# Dubai Driving License - Convert to Portuguese



## thaddeus.fernandes (Mar 9, 2016)

HI all,

I'm a Portuguese National living in Germany.

I have a dubai driving license.

can i convert it to a Portuguese Driving License so i can drive anywhere in the EU.

Please advise if i can do it from Germany itself or do i need to visit Portugal for this purpose.

Regards,
Thaddeus


----------



## RichardHenshall (Jul 26, 2009)

No idea but why not try to convert it to a German licence, since that's where you live?


----------



## thaddeus.fernandes (Mar 9, 2016)

RichardHenshall said:


> No idea but why not try to convert it to a German licence, since that's where you live?

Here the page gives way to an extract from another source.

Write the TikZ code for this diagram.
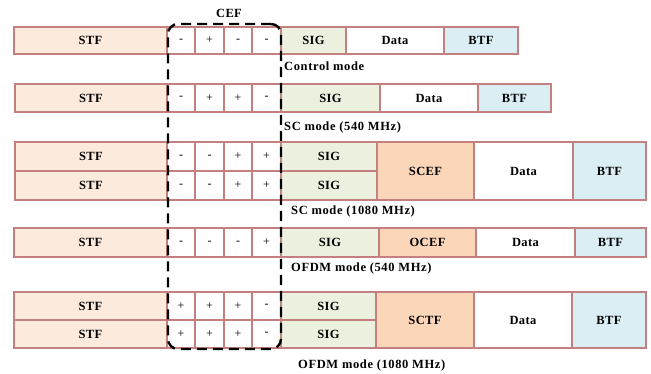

To convert it to German license I have to take classes and pass exam same as a new German license doesn't make sense. If I get it converted in Portugal or France then it will be an eu license and no issue in Germany 

Sent from my SM-G930F using Tapatalk


----------



## Strontium (Sep 16, 2015)

Are you sure you have thought this through? This may not be valid for Portugal but I had an Omani licence but lived in the UK and I found that if I used it to obtain a non-UK EU licence it was only valid for 1 year. Look at the last line on this link 

https://www.gov.uk/driving-nongb-li...ycle/european-union-or-european-economic-area


----------